On Thursday 31 July 2008 21:27, Mel Gorman wrote:
> On (31/07/08 16:26), Nick Piggin didst pronounce:

> > I imagine it should be, unless you're using a CPU with seperate TLBs for
> > small and huge pages, and your large data set is mapped with huge pages,
> > in which case you might now introduce *new* TLB contention between the
> > stack and the dataset :)
>
> Yes, this can happen particularly on older CPUs. For example, on my
> crash-test laptop the Pentium III there reports
>
> TLB and cache info:
> 01: Instruction TLB: 4KB pages, 4-way set assoc, 32 entries
> 02: Instruction TLB: 4MB pages, 4-way set assoc, 2 entries

Oh? Newer CPUs tend to have unified TLBs?


> > Also, interestingly I have actually seen some CPUs whos memory operations
> > get significantly slower when operating on large pages than small (in the
> > case when there is full TLB coverage for both sizes). This would make
> > sense if the CPU only implements a fast L1 TLB for small pages.
>
> It's also possible there is a micro-TLB involved that only support small
> pages.

That is the case on a couple of contemporary CPUs I've tested with
(although granted they are engineering samples, but I don't expect
that to be the cause)


> > So for the vast majority of workloads, where stacks are relatively small
> > (or slowly changing), and relatively hot, I suspect this could easily
> > have no benefit at best and slowdowns at worst.
>
> I wouldn't expect an application with small stacks to request its stack
> to be backed by hugepages either. Ideally, it would be enabled because a
> large enough number of DTLB misses were found to be in the stack
> although catching this sort of data is tricky.

Sure, as I said, I have nothing against this functionality just because
it has the possibility to cause a regression. I was just pointing out
there are a few possibilities there, so it will take a particular type
of app to take advantage of it. Ie. it is not something you would ever
just enable "just in case the stack starts thrashing the TLB".
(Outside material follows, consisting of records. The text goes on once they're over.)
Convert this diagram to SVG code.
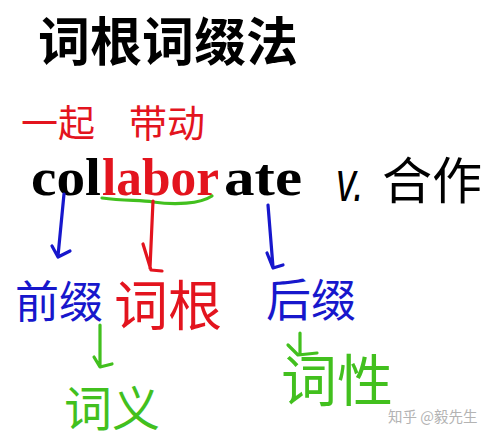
<svg xmlns="http://www.w3.org/2000/svg" width="492" height="439" viewBox="0 0 492 439">
<style>
.cjk{font-family:"Noto Sans CJK SC","Noto Sans",sans-serif}
.red{fill:#e3141e}
.blue{fill:#1717cc}
.green{fill:#42c01e}
.blk{fill:#000}
.c{fill:none;stroke-width:3.2;stroke-linecap:round;stroke-linejoin:round}
.cr{stroke:#e3141e}
.cb{stroke:#1717cc}
.cg{stroke:#42c01e}
</style>
<rect width="492" height="439" fill="#fff"/>
<g id="title"><text class="cjk blk" x="38" y="61" font-size="52" font-weight="700">词根词缀法</text></g>
<g id="gloss-yiqi"><text class="cjk red" x="21" y="137" font-size="37">一起</text></g>
<g id="gloss-daidong"><text class="cjk red" x="129" y="137" font-size="38">带动</text></g>
<g id="word"><text x="31" y="195" font-family="'Liberation Serif',serif" font-weight="700" font-size="52"><tspan class="blk" x="31" textLength="70" lengthAdjust="spacingAndGlyphs">col</tspan><tspan class="red" x="102" textLength="117" lengthAdjust="spacingAndGlyphs">labor</tspan><tspan class="blk" x="224" textLength="78" lengthAdjust="spacingAndGlyphs">ate</tspan></text></g>
<g id="meaning"><text class="blk" transform="translate(336,201) scale(1,1.35)" font-family="'Liberation Sans',sans-serif" font-style="italic" font-size="42" textLength="28" lengthAdjust="spacingAndGlyphs">v.</text><text class="cjk blk" x="382" y="199" font-size="50">合作</text></g>
<g id="prefix"><text class="cjk blue" x="15" y="318" font-size="44">前缀</text></g>
<g id="root"><text class="cjk red" x="114" y="326" font-size="54">词根</text></g>
<g id="suffix"><text class="cjk blue" x="266" y="317" font-size="45">后缀</text></g>
<g id="meaning-node"><text class="cjk green" x="64" y="426" font-size="48">词义</text></g>
<g id="pos-node"><text class="cjk green" x="281" y="401" font-size="56">词性</text></g>
<g id="connectors">
<path class="c cg" d="M102,198 C125,201 140,200 153,202 C175,205 200,204 212,196"/>
<path class="c cb" d="M64,194 L58,256 M52,246 L58,257 L70,251"/>
<path class="c cr" d="M153,201 L150,268 M143,244 L151,270 L162,271"/>
<path class="c cb" d="M268,205 L273,267 M267,253 L273,268 L283,265"/>
<path class="c cg" d="M100,325 L100,366 M94,357 L100,367 L112,364"/>
<path class="c cg" d="M300,333 L300,354 M288,345 L298,355 L317,353"/>
</g>
<g id="watermark"><text class="cjk" x="388" y="422" font-size="14.5" fill="#b3b3b3">知乎 @毅先生</text></g>
</svg>
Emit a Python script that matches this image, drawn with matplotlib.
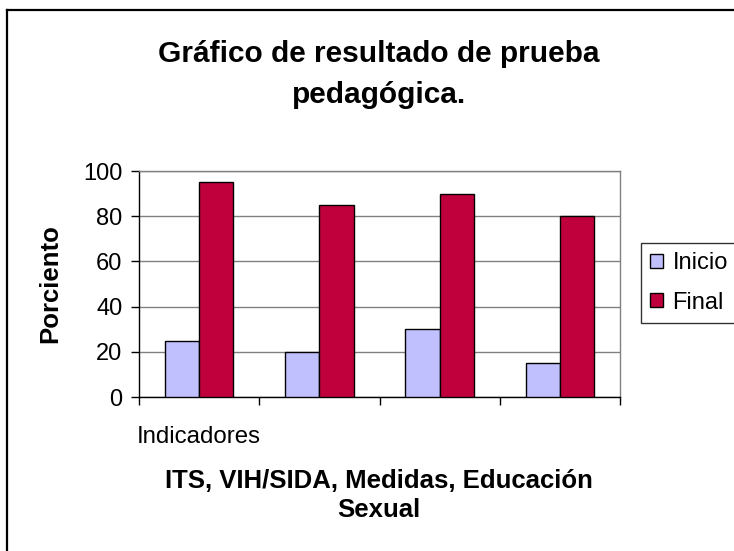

> > But I'm not saying that as a reason not to merge it -- this is no
> > different from any other hugepage allocations and as usual they have to
> > be used selectively where they help.... I just wonder exactly where huge
> > stacks will help.
>
> Benchmark wise, SPECcpu and SPEComp have stack-dependent benchmarks.
> Computations that partition problems with recursion I would expect to
> benefit as well as some JVMs that heavily use the stack (see how many docs
> suggest setting ulimit -s unlimited). Bit out there, but stack-based
> languages would stand to gain by this. The potential gap is for threaded
> apps as there will be stacks that are not the "main" stack.  Backing those
> with hugepages depends on how they are allocated (malloc, it's easy,
> MAP_ANONYMOUS not so much).

Oh good, then there should be lots of possibilities to demonstrate it.